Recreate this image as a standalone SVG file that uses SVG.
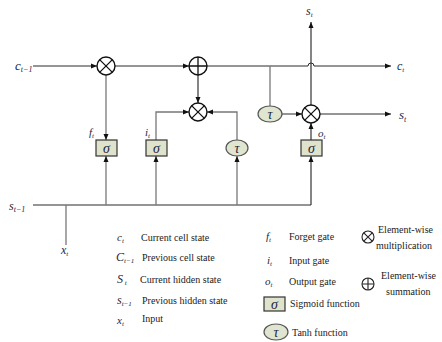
<svg xmlns="http://www.w3.org/2000/svg" width="442" height="342" viewBox="0 0 442 342">
<style>
.h{stroke:#2a2a2a;stroke-width:1;fill:none}
.v{stroke:#777;stroke-width:1.3;fill:none}
.vd{stroke:#333;stroke-width:1.2;fill:none}
.op{fill:#fff;stroke:#111;stroke-width:1.4}
.opl{stroke:#111;stroke-width:1.3}
.sig{fill:#dfe3cb;stroke:#333;stroke-width:1.2}
.tanh{fill:#dfe5cf;stroke:#555;stroke-width:1.2}
.m{font-family:"Liberation Serif",serif;font-style:italic;fill:#1d2640}
.g{font-family:"Liberation Serif",serif;font-style:italic;font-size:14px;fill:#1d2640;text-anchor:middle}
.t{font-family:"Liberation Serif",serif;font-size:10px;fill:#222}
</style>
<defs>
<marker id="a" viewBox="0 0 6 6" refX="6" refY="3" markerWidth="6" markerHeight="6" markerUnits="userSpaceOnUse" orient="auto">
<path d="M0,0.5 L6,3 L0,5.5 Z" fill="#111"/>
</marker>
</defs>
<g id="connectors">
<path class="h" d="M33,66 H97" marker-end="url(#a)"/>
<path class="h" d="M115,66 H189" marker-end="url(#a)"/>
<path class="h" d="M207,66 H308 A3,3 0 0 1 314,66 H391" marker-end="url(#a)"/>
<path class="vd" d="M198,75 V103" marker-end="url(#a)"/>
<path class="v" d="M106,75 V140" marker-end="url(#a)"/>
<path class="v" d="M156,140 V112 H189" marker-end="url(#a)"/>
<path class="v" d="M237,140 V112 H207" marker-end="url(#a)"/>
<path class="v" d="M270,66 V106"/>
<path class="h" d="M282,114 H302" marker-end="url(#a)"/>
<path class="h" d="M320,114 H391" marker-end="url(#a)"/>
<path class="vd" d="M311,105 V22" marker-end="url(#a)"/>
<path class="vd" d="M311,140 V123" marker-end="url(#a)"/>
<path class="h" d="M33,205 H311"/>
<path class="vd" d="M311,205 V156" marker-end="url(#a)"/>
<path class="v" d="M106,205 V156" marker-end="url(#a)"/>
<path class="v" d="M156,205 V156" marker-end="url(#a)"/>
<path class="v" d="M237,205 V156" marker-end="url(#a)"/>
<path class="v" d="M66,205 V245"/>
</g>
<g id="mult1"><circle class="op" cx="106" cy="66" r="9"/><path class="opl" d="M99.6,59.6 L112.4,72.4 M112.4,59.6 L99.6,72.4"/></g>
<g id="plus"><circle class="op" cx="198" cy="66" r="9"/><path class="opl" d="M189,66 H207 M198,57 V75"/></g>
<g id="mult2"><circle class="op" cx="198" cy="112" r="9"/><path class="opl" d="M191.6,105.6 L204.4,118.4 M204.4,105.6 L191.6,118.4"/></g>
<g id="mult3"><circle class="op" cx="311" cy="114" r="9"/><path class="opl" d="M304.6,107.6 L317.4,120.4 M317.4,107.6 L304.6,120.4"/></g>
<g id="sig-f"><rect class="sig" x="96" y="140" width="21" height="16"/><text class="g" x="106.5" y="153">σ</text></g>
<g id="sig-i"><rect class="sig" x="146" y="140" width="21" height="16"/><text class="g" x="156.5" y="153">σ</text></g>
<g id="sig-o"><rect class="sig" x="301" y="140" width="21" height="16"/><text class="g" x="311.5" y="153">σ</text></g>
<g id="tanh1"><ellipse class="tanh" cx="237" cy="148" rx="11" ry="8"/><text class="g" x="237" y="153">τ</text></g>
<g id="tanh2"><ellipse class="tanh" cx="270" cy="114" rx="12" ry="8"/><text class="g" x="270" y="119">τ</text></g>
<g id="labels">
<text class="m" x="15" y="70" font-size="13">c<tspan font-size="8" dy="2">t−1</tspan></text>
<text class="m" x="9" y="210" font-size="12">s<tspan font-size="8" dy="2">t−1</tspan></text>
<text class="m" x="61" y="254" font-size="12">x<tspan font-size="7" dy="2">t</tspan></text>
<text class="m" x="89" y="136" font-size="11">f<tspan font-size="7" dy="2">t</tspan></text>
<text class="m" x="145" y="136" font-size="11">i<tspan font-size="7" dy="2">t</tspan></text>
<text class="m" x="318" y="137" font-size="11">o<tspan font-size="7" dy="2">t</tspan></text>
<text class="m" x="306" y="15" font-size="12">s<tspan font-size="7" dy="2">t</tspan></text>
<text class="m" x="397" y="70" font-size="12">c<tspan font-size="7" dy="2">t</tspan></text>
<text class="m" x="399" y="119" font-size="13">s<tspan font-size="8" dy="3">t</tspan></text>
</g>
<g id="legend">
<text class="m" x="117" y="241" font-size="11">c<tspan font-size="7" dy="2">t</tspan></text>
<text class="t" x="141" y="241">Current cell state</text>
<text class="m" x="116" y="261" font-size="12">C<tspan font-size="7" dy="2">t−1</tspan></text>
<text class="t" x="142" y="261">Previous  cell state</text>
<text class="m" x="117" y="283" font-size="12">S<tspan font-size="7" dy="2"> t</tspan></text>
<text class="t" x="140" y="283">Current hidden state</text>
<text class="m" x="117" y="304" font-size="12">s<tspan font-size="7" dy="2">t−1</tspan></text>
<text class="t" x="142" y="304">Previous hidden state</text>
<text class="m" x="117" y="324" font-size="11">x<tspan font-size="7" dy="2">t</tspan></text>
<text class="t" x="142" y="322">Input</text>
<text class="m" x="266" y="240" font-size="11">f<tspan font-size="7" dy="2">t</tspan></text>
<text class="t" x="289" y="240">Forget gate</text>
<text class="m" x="267" y="264" font-size="11">i<tspan font-size="7" dy="2">t</tspan></text>
<text class="t" x="289" y="264">Input gate</text>
<text class="m" x="265" y="285" font-size="11">o<tspan font-size="7" dy="2">t</tspan></text>
<text class="t" x="289" y="285">Output gate</text>
<rect class="sig" x="264" y="297" width="21" height="14"/>
<text class="g" x="274.5" y="309">σ</text>
<text class="t" x="290" y="307">Sigmoid function</text>
<ellipse class="tanh" cx="276" cy="332" rx="12" ry="8"/>
<text class="g" x="276" y="337">τ</text>
<text class="t" x="292" y="336">Tanh function</text>
<circle fill="#fff" stroke="#222" stroke-width="1.1" cx="368" cy="237" r="6"/>
<path stroke="#222" stroke-width="1.1" d="M363.8,232.8 L372.2,241.2 M372.2,232.8 L363.8,241.2"/>
<text class="t" x="378" y="233">Element-wise</text>
<text class="t" x="376" y="249">multiplication</text>
<circle fill="#fff" stroke="#222" stroke-width="1.1" cx="368" cy="284" r="6"/>
<path stroke="#222" stroke-width="1.1" d="M362,284 H374 M368,278 V290"/>
<text class="t" x="381" y="279">Element-wise</text>
<text class="t" x="386" y="295">summation</text>
</g>
</svg>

□ □ □ □ □ □ □

Work required: Without the pictures, retype the whole of the material above exactly.

Output:
Recreate this image as a standalone SVG file that uses SVG.
<svg xmlns="http://www.w3.org/2000/svg" width="442" height="342" viewBox="0 0 442 342">
<style>
.h{stroke:#2a2a2a;stroke-width:1;fill:none}
.v{stroke:#777;stroke-width:1.3;fill:none}
.vd{stroke:#333;stroke-width:1.2;fill:none}
.op{fill:#fff;stroke:#111;stroke-width:1.4}
.opl{stroke:#111;stroke-width:1.3}
.sig{fill:#dfe3cb;stroke:#333;stroke-width:1.2}
.tanh{fill:#dfe5cf;stroke:#555;stroke-width:1.2}
.m{font-family:"Liberation Serif",serif;font-style:italic;fill:#1d2640}
.g{font-family:"Liberation Serif",serif;font-style:italic;font-size:14px;fill:#1d2640;text-anchor:middle}
.t{font-family:"Liberation Serif",serif;font-size:10px;fill:#222}
</style>
<defs>
<marker id="a" viewBox="0 0 6 6" refX="6" refY="3" markerWidth="6" markerHeight="6" markerUnits="userSpaceOnUse" orient="auto">
<path d="M0,0.5 L6,3 L0,5.5 Z" fill="#111"/>
</marker>
</defs>
<g id="connectors">
<path class="h" d="M33,66 H97" marker-end="url(#a)"/>
<path class="h" d="M115,66 H189" marker-end="url(#a)"/>
<path class="h" d="M207,66 H308 A3,3 0 0 1 314,66 H391" marker-end="url(#a)"/>
<path class="vd" d="M198,75 V103" marker-end="url(#a)"/>
<path class="v" d="M106,75 V140" marker-end="url(#a)"/>
<path class="v" d="M156,140 V112 H189" marker-end="url(#a)"/>
<path class="v" d="M237,140 V112 H207" marker-end="url(#a)"/>
<path class="v" d="M270,66 V106"/>
<path class="h" d="M282,114 H302" marker-end="url(#a)"/>
<path class="h" d="M320,114 H391" marker-end="url(#a)"/>
<path class="vd" d="M311,105 V22" marker-end="url(#a)"/>
<path class="vd" d="M311,140 V123" marker-end="url(#a)"/>
<path class="h" d="M33,205 H311"/>
<path class="vd" d="M311,205 V156" marker-end="url(#a)"/>
<path class="v" d="M106,205 V156" marker-end="url(#a)"/>
<path class="v" d="M156,205 V156" marker-end="url(#a)"/>
<path class="v" d="M237,205 V156" marker-end="url(#a)"/>
<path class="v" d="M66,205 V245"/>
</g>
<g id="mult1"><circle class="op" cx="106" cy="66" r="9"/><path class="opl" d="M99.6,59.6 L112.4,72.4 M112.4,59.6 L99.6,72.4"/></g>
<g id="plus"><circle class="op" cx="198" cy="66" r="9"/><path class="opl" d="M189,66 H207 M198,57 V75"/></g>
<g id="mult2"><circle class="op" cx="198" cy="112" r="9"/><path class="opl" d="M191.6,105.6 L204.4,118.4 M204.4,105.6 L191.6,118.4"/></g>
<g id="mult3"><circle class="op" cx="311" cy="114" r="9"/><path class="opl" d="M304.6,107.6 L317.4,120.4 M317.4,107.6 L304.6,120.4"/></g>
<g id="sig-f"><rect class="sig" x="96" y="140" width="21" height="16"/><text class="g" x="106.5" y="153">σ</text></g>
<g id="sig-i"><rect class="sig" x="146" y="140" width="21" height="16"/><text class="g" x="156.5" y="153">σ</text></g>
<g id="sig-o"><rect class="sig" x="301" y="140" width="21" height="16"/><text class="g" x="311.5" y="153">σ</text></g>
<g id="tanh1"><ellipse class="tanh" cx="237" cy="148" rx="11" ry="8"/><text class="g" x="237" y="153">τ</text></g>
<g id="tanh2"><ellipse class="tanh" cx="270" cy="114" rx="12" ry="8"/><text class="g" x="270" y="119">τ</text></g>
<g id="labels">
<text class="m" x="15" y="70" font-size="13">c<tspan font-size="8" dy="2">t−1</tspan></text>
<text class="m" x="9" y="210" font-size="12">s<tspan font-size="8" dy="2">t−1</tspan></text>
<text class="m" x="61" y="254" font-size="12">x<tspan font-size="7" dy="2">t</tspan></text>
<text class="m" x="89" y="136" font-size="11">f<tspan font-size="7" dy="2">t</tspan></text>
<text class="m" x="145" y="136" font-size="11">i<tspan font-size="7" dy="2">t</tspan></text>
<text class="m" x="318" y="137" font-size="11">o<tspan font-size="7" dy="2">t</tspan></text>
<text class="m" x="306" y="15" font-size="12">s<tspan font-size="7" dy="2">t</tspan></text>
<text class="m" x="397" y="70" font-size="12">c<tspan font-size="7" dy="2">t</tspan></text>
<text class="m" x="399" y="119" font-size="13">s<tspan font-size="8" dy="3">t</tspan></text>
</g>
<g id="legend">
<text class="m" x="117" y="241" font-size="11">c<tspan font-size="7" dy="2">t</tspan></text>
<text class="t" x="141" y="241">Current cell state</text>
<text class="m" x="116" y="261" font-size="12">C<tspan font-size="7" dy="2">t−1</tspan></text>
<text class="t" x="142" y="261">Previous  cell state</text>
<text class="m" x="117" y="283" font-size="12">S<tspan font-size="7" dy="2"> t</tspan></text>
<text class="t" x="140" y="283">Current hidden state</text>
<text class="m" x="117" y="304" font-size="12">s<tspan font-size="7" dy="2">t−1</tspan></text>
<text class="t" x="142" y="304">Previous hidden state</text>
<text class="m" x="117" y="324" font-size="11">x<tspan font-size="7" dy="2">t</tspan></text>
<text class="t" x="142" y="322">Input</text>
<text class="m" x="266" y="240" font-size="11">f<tspan font-size="7" dy="2">t</tspan></text>
<text class="t" x="289" y="240">Forget gate</text>
<text class="m" x="267" y="264" font-size="11">i<tspan font-size="7" dy="2">t</tspan></text>
<text class="t" x="289" y="264">Input gate</text>
<text class="m" x="265" y="285" font-size="11">o<tspan font-size="7" dy="2">t</tspan></text>
<text class="t" x="289" y="285">Output gate</text>
<rect class="sig" x="264" y="297" width="21" height="14"/>
<text class="g" x="274.5" y="309">σ</text>
<text class="t" x="290" y="307">Sigmoid function</text>
<ellipse class="tanh" cx="276" cy="332" rx="12" ry="8"/>
<text class="g" x="276" y="337">τ</text>
<text class="t" x="292" y="336">Tanh function</text>
<circle fill="#fff" stroke="#222" stroke-width="1.1" cx="368" cy="237" r="6"/>
<path stroke="#222" stroke-width="1.1" d="M363.8,232.8 L372.2,241.2 M372.2,232.8 L363.8,241.2"/>
<text class="t" x="378" y="233">Element-wise</text>
<text class="t" x="376" y="249">multiplication</text>
<circle fill="#fff" stroke="#222" stroke-width="1.1" cx="368" cy="284" r="6"/>
<path stroke="#222" stroke-width="1.1" d="M362,284 H374 M368,278 V290"/>
<text class="t" x="381" y="279">Element-wise</text>
<text class="t" x="386" y="295">summation</text>
</g>
</svg>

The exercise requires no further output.